**Task instructions:**
Only the lines from the top of the listing below to the line that has "from matplotlib.ticker import FuncFormatter" should be echoed, with both ends kept and pictures left out.

==== Given data

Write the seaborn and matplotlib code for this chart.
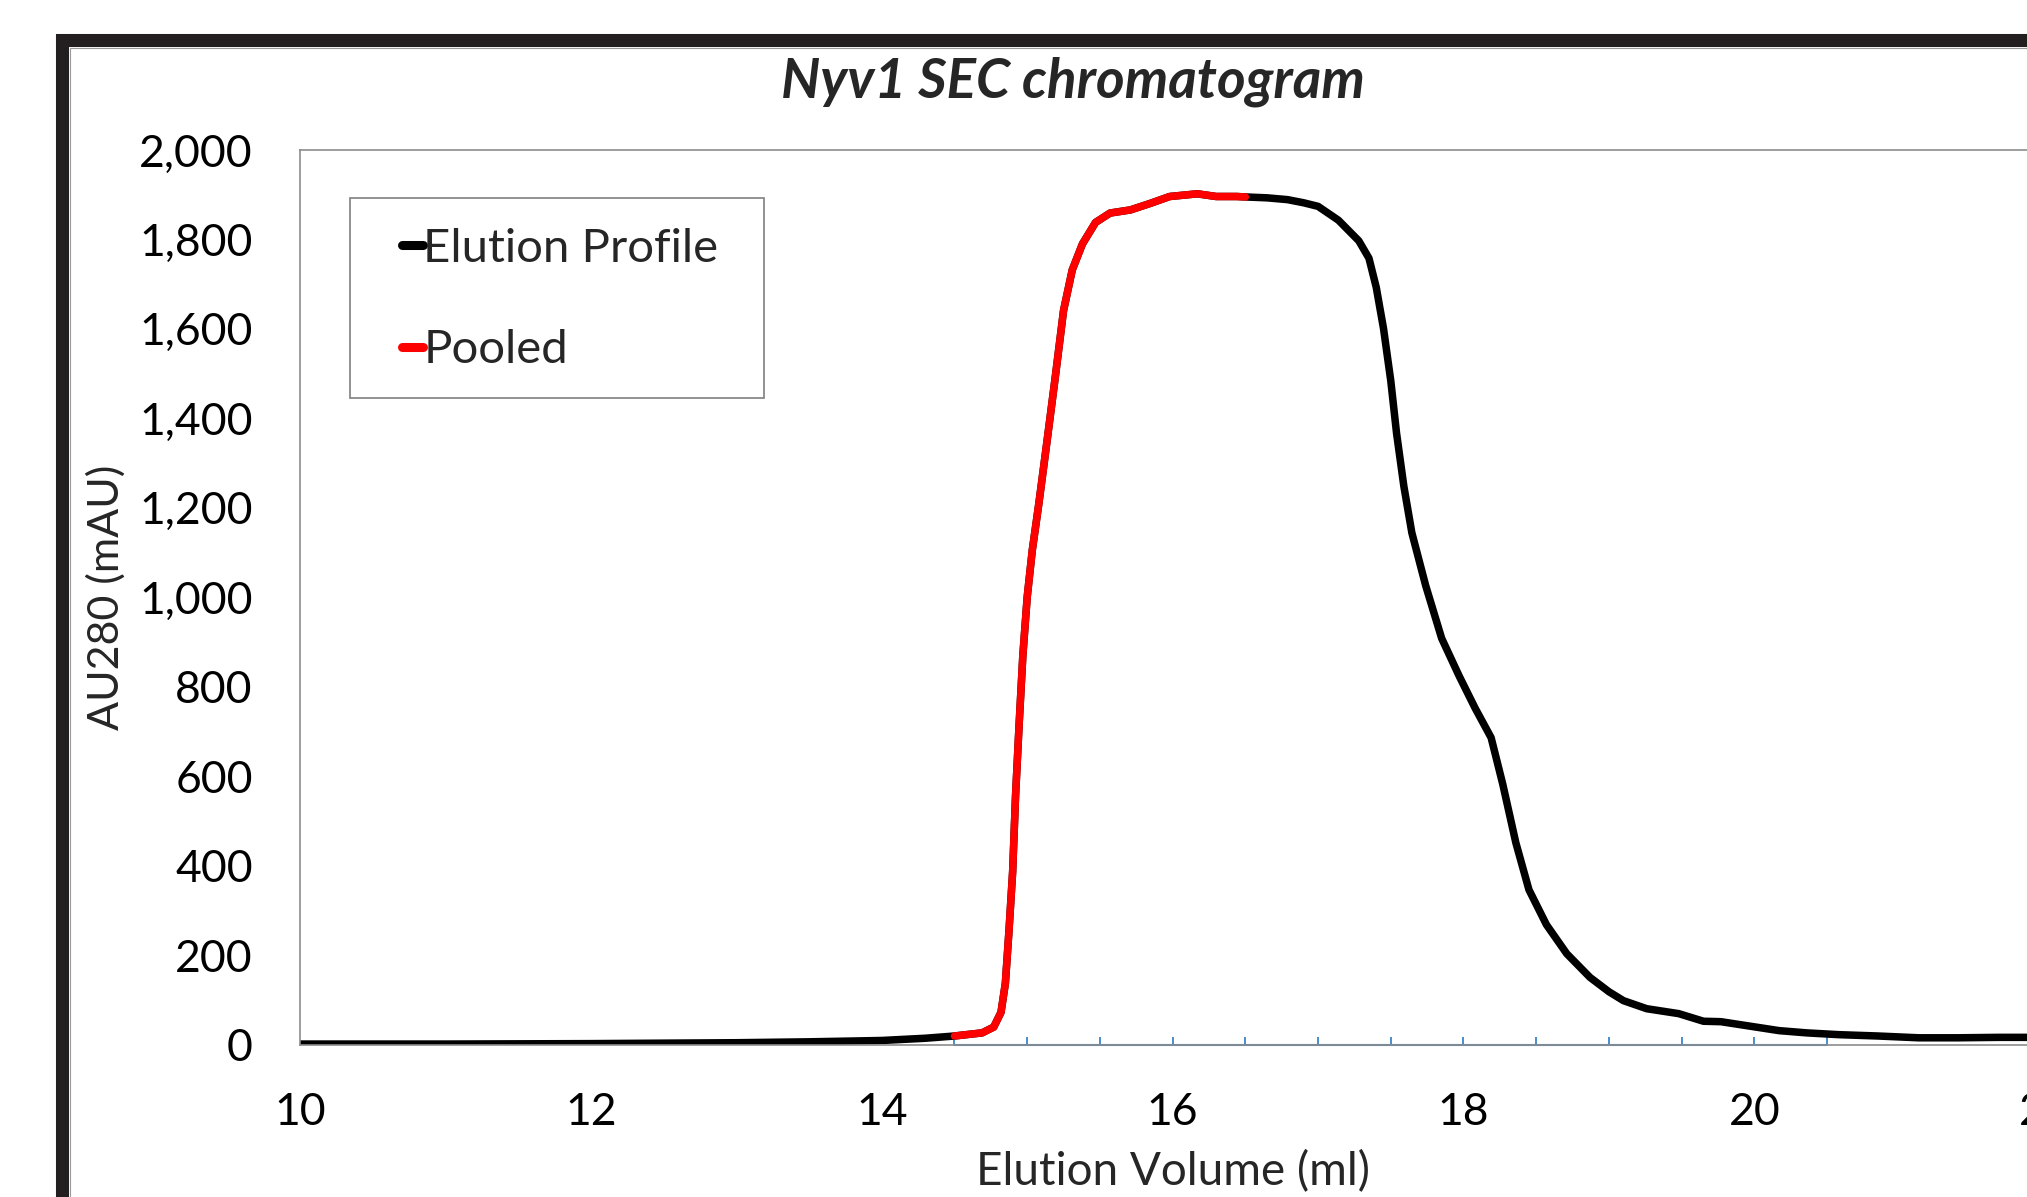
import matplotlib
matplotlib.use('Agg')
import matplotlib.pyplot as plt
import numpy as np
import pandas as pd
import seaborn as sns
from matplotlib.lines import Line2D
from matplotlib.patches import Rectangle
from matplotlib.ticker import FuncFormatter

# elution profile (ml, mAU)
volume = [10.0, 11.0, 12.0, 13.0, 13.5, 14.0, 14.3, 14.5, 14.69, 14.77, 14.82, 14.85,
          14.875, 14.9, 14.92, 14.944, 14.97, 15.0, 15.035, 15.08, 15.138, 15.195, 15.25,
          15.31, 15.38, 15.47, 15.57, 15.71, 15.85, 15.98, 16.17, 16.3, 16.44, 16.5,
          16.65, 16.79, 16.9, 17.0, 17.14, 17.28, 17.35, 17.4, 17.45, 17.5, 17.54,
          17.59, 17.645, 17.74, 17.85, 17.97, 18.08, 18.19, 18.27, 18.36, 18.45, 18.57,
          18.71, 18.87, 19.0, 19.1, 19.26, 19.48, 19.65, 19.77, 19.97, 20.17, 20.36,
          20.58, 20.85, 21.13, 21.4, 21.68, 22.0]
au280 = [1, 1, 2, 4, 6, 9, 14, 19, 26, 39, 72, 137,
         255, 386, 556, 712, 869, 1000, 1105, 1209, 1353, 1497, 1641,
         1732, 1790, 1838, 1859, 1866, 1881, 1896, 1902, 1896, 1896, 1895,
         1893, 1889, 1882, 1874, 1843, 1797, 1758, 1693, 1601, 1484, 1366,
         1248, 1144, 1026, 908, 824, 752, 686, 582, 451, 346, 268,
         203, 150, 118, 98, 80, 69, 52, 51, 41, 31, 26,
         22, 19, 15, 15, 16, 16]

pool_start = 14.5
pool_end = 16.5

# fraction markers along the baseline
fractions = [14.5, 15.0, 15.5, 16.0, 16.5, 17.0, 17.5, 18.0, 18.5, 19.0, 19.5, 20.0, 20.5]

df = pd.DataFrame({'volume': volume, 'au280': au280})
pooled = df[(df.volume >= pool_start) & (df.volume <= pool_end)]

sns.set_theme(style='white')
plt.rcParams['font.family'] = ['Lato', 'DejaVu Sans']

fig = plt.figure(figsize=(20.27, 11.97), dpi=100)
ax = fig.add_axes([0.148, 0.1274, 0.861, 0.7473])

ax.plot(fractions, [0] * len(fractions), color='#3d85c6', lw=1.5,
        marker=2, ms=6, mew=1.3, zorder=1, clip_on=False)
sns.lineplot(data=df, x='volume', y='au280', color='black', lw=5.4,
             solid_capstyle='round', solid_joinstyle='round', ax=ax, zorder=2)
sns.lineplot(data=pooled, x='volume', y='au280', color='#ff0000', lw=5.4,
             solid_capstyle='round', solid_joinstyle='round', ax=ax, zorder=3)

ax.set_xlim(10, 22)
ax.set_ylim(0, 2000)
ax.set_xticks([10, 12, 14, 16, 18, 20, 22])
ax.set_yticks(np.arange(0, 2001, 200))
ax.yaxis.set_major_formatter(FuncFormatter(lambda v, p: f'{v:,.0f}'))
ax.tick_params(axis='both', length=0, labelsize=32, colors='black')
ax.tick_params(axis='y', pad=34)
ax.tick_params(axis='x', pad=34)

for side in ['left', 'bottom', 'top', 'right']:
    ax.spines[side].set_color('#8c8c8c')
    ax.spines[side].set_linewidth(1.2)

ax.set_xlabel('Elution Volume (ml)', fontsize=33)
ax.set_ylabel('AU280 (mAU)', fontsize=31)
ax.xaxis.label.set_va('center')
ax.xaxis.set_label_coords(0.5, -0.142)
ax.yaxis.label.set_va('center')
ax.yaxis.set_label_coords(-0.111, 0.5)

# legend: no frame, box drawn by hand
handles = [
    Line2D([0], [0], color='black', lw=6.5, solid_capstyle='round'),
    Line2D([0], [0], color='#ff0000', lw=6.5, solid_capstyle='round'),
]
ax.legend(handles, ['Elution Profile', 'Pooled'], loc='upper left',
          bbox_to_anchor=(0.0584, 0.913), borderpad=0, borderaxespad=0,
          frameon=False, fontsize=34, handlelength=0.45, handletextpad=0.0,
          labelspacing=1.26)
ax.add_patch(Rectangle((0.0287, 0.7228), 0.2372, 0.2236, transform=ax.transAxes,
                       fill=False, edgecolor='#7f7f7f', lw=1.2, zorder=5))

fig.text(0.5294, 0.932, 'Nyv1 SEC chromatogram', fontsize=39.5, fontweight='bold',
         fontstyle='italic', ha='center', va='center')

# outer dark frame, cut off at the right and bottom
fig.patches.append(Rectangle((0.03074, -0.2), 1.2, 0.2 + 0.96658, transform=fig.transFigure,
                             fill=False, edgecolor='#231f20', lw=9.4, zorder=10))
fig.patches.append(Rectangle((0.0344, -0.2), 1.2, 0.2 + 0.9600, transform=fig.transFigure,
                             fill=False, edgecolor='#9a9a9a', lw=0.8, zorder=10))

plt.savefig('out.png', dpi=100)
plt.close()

========

**Written response:**
Write the seaborn and matplotlib code for this chart.
import matplotlib
matplotlib.use('Agg')
import matplotlib.pyplot as plt
import numpy as np
import pandas as pd
import seaborn as sns
from matplotlib.lines import Line2D
from matplotlib.patches import Rectangle
from matplotlib.ticker import FuncFormatter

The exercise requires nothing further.